The full report is now available on the Nuffield Farming report library. A recording of Sam presenting at the Nuffield Farming Conference can be found here.
During his Scholarship, Sam travelled to Italy, the Netherlands, Switzerland, the UK, and the USA.
In his report, Sam says: "Regenerative agriculture (RA) has captured the attention of major food companies – a term that encompasses various sustainable farming practices, some as ancient as agriculture itself."
Sam aimed to take a supply chain perspective and explore how regenerative agriculture is being understood and propelled into the mainstream.
In his report, Sam describes five key findings: "Collaborative efforts to set ambitious, shared goals for RA are valuable – as goals help to drive our behaviours and culture.
"RA holds the potential to inspire profound, collective action, bolstering farm and supply chain resilience while aiding carbon drawdown and nature recovery. Substantial investments and a systems approach are required to avoid it becoming a lukewarm movement, progressing too slowly to effectively respond to climate risk."
However, he notes that not everyone embraces regenerative agriculture and companies championing it are at varying stages of their journey. "Narrow perspectives of RA, focused on only a few practices, risk undermining more expansive regenerative ambitions, envisioned by many."
Sam also outlines seven lessons for companies working to scale regenerative agriculture focusing on: shifting from pilot to mainstream projects, prioritising the needs of farmers, supporting and assisting farmers, on-farm interactions, effective measurement, a wariness of carbon offset schemes, and sharing costs within the value chain.
"The RA movement has huge potential as a transformative force in agriculture. While many are pursuing its ambitious goals, the journey is complex and should not be underestimated. It demands unlikely collaborations, big investments, new responsibilities, radical business models and creative, open mindsets," concludes Sam.
Study objectives
- Explore the adoption of regenerative agriculture across food and farming businesses: how it's understood and the varying levels of ambition.
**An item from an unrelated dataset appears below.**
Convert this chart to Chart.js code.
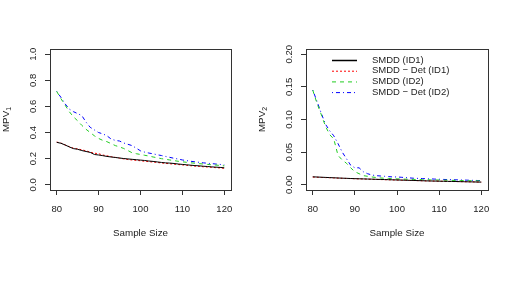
<!DOCTYPE html>
<html>
<head>
<meta charset="utf-8">
<script src="https://cdn.jsdelivr.net/npm/chart.js@4/dist/chart.umd.min.js"></script>
<style>
  body { margin: 0; background: #fff; }
  #wrap { position: relative; width: 513px; height: 288px; }
  canvas { position: absolute; top: 0; }
</style>
</head>
<body>
<div id="wrap">
  <canvas id="left" width="256" height="288" style="left:0px"></canvas>
  <canvas id="right" width="257" height="288" style="left:256px"></canvas>
</div>
<script>
// sample sizes 80..120
const sampleSizes = [80,81,82,83,84,85,86,87,88,89,90,91,92,93,94,95,96,97,98,99,100,
  101,102,103,104,105,106,107,108,109,110,111,112,113,114,115,116,117,118,119,120];

const seriesNames = ["SMDD (ID1)", "SMDD \u2212 Det (ID1)", "SMDD (ID2)", "SMDD \u2212 Det (ID2)"];

// MPV1 panel
const mpv1_smddId1 = [.325,.318,.305,.290,.277,.272,.262,.255,.248,.232,.228,.223,.217,.213,.209,.205,.201,.198,.195,.192,.189,
  .186,.182,.179,.175,.171,.168,.166,.163,.159,.156,.153,.150,.147,.145,.142,.140,.137,.135,.133,.130];
const mpv1_detId1 = [.327,.320,.305,.292,.280,.275,.268,.260,.250,.242,.238,.228,.222,.215,.210,.204,.198,.193,.190,.187,.184,
  .180,.177,.174,.171,.167,.164,.161,.158,.155,.152,.149,.146,.143,.141,.138,.136,.134,.131,.129,.126];
const mpv1_smddId2 = [.715,.660,.610,.560,.520,.490,.455,.425,.400,.375,.355,.340,.330,.315,.300,.290,.278,.262,.245,.238,.232,
  .226,.220,.213,.207,.200,.195,.190,.185,.180,.176,.172,.168,.165,.162,.159,.156,.153,.151,.148,.145];
const mpv1_detId2 = [.715,.670,.620,.580,.560,.545,.530,.480,.440,.420,.400,.390,.375,.350,.340,.335,.320,.310,.300,.280,.260,
  .250,.243,.237,.230,.224,.217,.210,.203,.197,.190,.185,.180,.176,.172,.168,.165,.162,.159,.156,.153];

// MPV2 panel
const mpv2_smddId1 = [.0122,.0119,.0116,.0113,.0110,.0107,.0104,.0101,.0099,.0096,.0094,.0092,.0090,.0088,.0086,.0084,.0082,.0080,.0078,.0076,.0074,
  .0072,.0070,.0068,.0066,.0064,.0062,.0060,.0058,.0057,.0055,.0054,.0052,.0051,.0050,.0048,.0047,.0045,.0044,.0042,.0041];
const mpv2_detId1 = [.0118,.0116,.0113,.0110,.0108,.0105,.0102,.0100,.0097,.0095,.0092,.0090,.0088,.0086,.0084,.0082,.0080,.0078,.0076,.0074,.0072,
  .0070,.0068,.0066,.0065,.0063,.0061,.0059,.0058,.0056,.0055,.0053,.0052,.0050,.0049,.0048,.0046,.0045,.0044,.0042,.0041];
const mpv2_smddId2 = [.145,.125,.108,.090,.077,.070,.045,.038,.033,.026,.020,.017,.014,.013,.012,.0112,.0105,.0100,.0096,.0093,.0090,
  .0088,.0086,.0084,.0082,.0080,.0078,.0077,.0076,.0074,.0073,.0071,.0070,.0068,.0067,.0065,.0064,.0063,.0062,.0060,.0059];
const mpv2_detId2 = [.145,.128,.110,.093,.083,.075,.063,.050,.040,.030,.026,.026,.020,.017,.015,.014,.0135,.013,.0125,.012,.012,
  .0115,.011,.0105,.010,.0098,.0095,.0092,.0090,.0087,.0085,.0082,.0080,.0078,.0076,.0074,.0072,.0070,.0068,.0066,.0064];

const xTicks = [80, 90, 100, 110, 120];
const y1Ticks = [0, 0.2, 0.4, 0.6, 0.8, 1.0];
const y1Labels = ["0.0", "0.2", "0.4", "0.6", "0.8", "1.0"];
const y2Ticks = [0, 0.05, 0.10, 0.15, 0.20];
const y2Labels = ["0.00", "0.05", "0.10", "0.15", "0.20"];

const FONT = "'Liberation Sans', Arial, 'DejaVu Sans', sans-serif";
const lineStyles = [
  { color: "#000000", dash: [] },
  { color: "#ff0000", dash: [2, 2] },
  { color: "#22cc22", dash: [4, 4] },
  { color: "#0000ff", dash: [1, 3, 4, 3] }
];

function makeSets(list) {
  return list.map(function (vals, i) {
    return {
      label: seriesNames[i],
      data: sampleSizes.map(function (n, k) { return { x: n, y: vals[k] }; }),
      borderColor: lineStyles[i].color,
      borderDash: lineStyles[i].dash,
      borderWidth: 1,
      pointRadius: 0,
      tension: 0,
      fill: false
    };
  });
}

// box, y tick labels, axis titles and (optionally) the legend
const decor = {
  id: "decor",
  afterDraw(chart, args, opts) {
    const ctx = chart.ctx;
    const a = chart.chartArea;
    const ys = chart.scales.y;
    ctx.save();
    ctx.strokeStyle = "#333";
    ctx.lineWidth = 1;
    ctx.strokeRect(Math.round(a.left) + 0.5, Math.round(a.top) + 0.5,
      Math.round(a.right - a.left), Math.round(a.bottom - a.top));

    ctx.fillStyle = "#222";
    ctx.font = "9.5px " + FONT;
    ctx.textAlign = "center";
    ctx.textBaseline = "middle";
    opts.yTicks.forEach(function (v, i) {
      const py = ys.getPixelForValue(v);
      ctx.save();
      ctx.translate(a.left - 17, py);
      ctx.rotate(-Math.PI / 2);
      ctx.fillText(opts.yLabels[i], 0, 0);
      ctx.restore();
    });

    // x title
    ctx.font = "9.8px " + FONT;
    ctx.fillText("Sample Size", (a.left + a.right) / 2, 233);

    // y title with subscript
    ctx.save();
    ctx.translate(6, (a.top + a.bottom) / 2);
    ctx.rotate(-Math.PI / 2);
    ctx.font = "9.8px " + FONT;
    const w1 = ctx.measureText("MPV").width;
    ctx.font = "7px " + FONT;
    const w2 = ctx.measureText(opts.sub).width;
    ctx.textAlign = "left";
    ctx.font = "9.8px " + FONT;
    ctx.fillText("MPV", -(w1 + w2) / 2, 0);
    ctx.font = "7px " + FONT;
    ctx.fillText(opts.sub, -(w1 + w2) / 2 + w1, 3);
    ctx.restore();

    if (opts.legend) {
      ctx.font = "9.5px " + FONT;
      ctx.textAlign = "left";
      chart.data.datasets.forEach(function (ds, i) {
        const ly = 60 + i * 10.7;
        ctx.beginPath();
        ctx.strokeStyle = ds.borderColor;
        ctx.setLineDash(ds.borderDash);
        ctx.lineWidth = i === 0 ? 1.5 : 1;
        ctx.moveTo(76, ly + 0.5);
        ctx.lineTo(101, ly + 0.5);
        ctx.stroke();
        ctx.setLineDash([]);
        ctx.fillStyle = "#222";
        ctx.fillText(ds.label, 116, ly);
      });
    }
    ctx.restore();
  }
};

function makeChart(id, sets, yMin, yMax, yTicks, yLabels, sub, legend) {
  return new Chart(document.getElementById(id), {
    type: "line",
    data: { datasets: makeSets(sets) },
    plugins: [decor],
    options: {
      responsive: false,
      animation: false,
      layout: { padding: { left: 0, top: 49, right: 25, bottom: 0 } },
      plugins: {
        legend: { display: false },
        tooltip: { enabled: false },
        decor: { yTicks: yTicks, yLabels: yLabels, sub: sub, legend: legend }
      },
      scales: {
        x: {
          type: "linear",
          min: 78.4,
          max: 121.6,
          afterBuildTicks: function (s) { s.ticks = xTicks.map(function (v) { return { value: v }; }); },
          afterFit: function (s) { s.height = 98; },
          grid: { drawOnChartArea: false, drawTicks: true, tickLength: 5, color: "#333" },
          border: { display: false },
          ticks: { color: "#222", font: { size: 9.5, family: FONT }, padding: 9, maxRotation: 0 }
        },
        y: {
          type: "linear",
          min: yMin,
          max: yMax,
          afterBuildTicks: function (s) { s.ticks = yTicks.map(function (v) { return { value: v }; }); },
          afterFit: function (s) { s.width = 50; },
          grid: { drawOnChartArea: false, drawTicks: true, tickLength: 5, color: "#333" },
          border: { display: false },
          ticks: { display: false }
        }
      }
    }
  });
}

makeChart("left", [mpv1_smddId1, mpv1_detId1, mpv1_smddId2, mpv1_detId2], -0.04, 1.04, y1Ticks, y1Labels, "1", false);
makeChart("right", [mpv2_smddId1, mpv2_detId1, mpv2_smddId2, mpv2_detId2], -0.008, 0.208, y2Ticks, y2Labels, "2", true);
</script>
</body>
</html>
- Understand how companies can create an environment where it is desirable for farmers to invest time and money in regenerative farming.
- Examine the relevance of regenerative agriculture movement within the broader sustainability sector.
Key messages
- RA (regenerative agriculture) can inspire profound, collective action, bolstering farm and supply chain resilience while aiding carbon drawdown and nature recovery.
- However substantial investments and a systems approach are required to avoid it being a lukewarm movement, progressing too slowly to effectively respond to climate risk.
- Companies championing RA are at varying stages of their journey, exhibiting disparate levels of ambition, resulting in a fragmented landscape.
- While pilot projects are valuable, emphasis should now shift to mainstreaming RA through new business and financing models.
- Projects must prioritise the needs of farmers, involve co-creation and engage with the nuances of change and risk, especially as initial costs can be high, with delayed returns.
- Farmer support requires a triad of technical assistance, cultural acceptability, and financial incentives to de-risk the practice changes.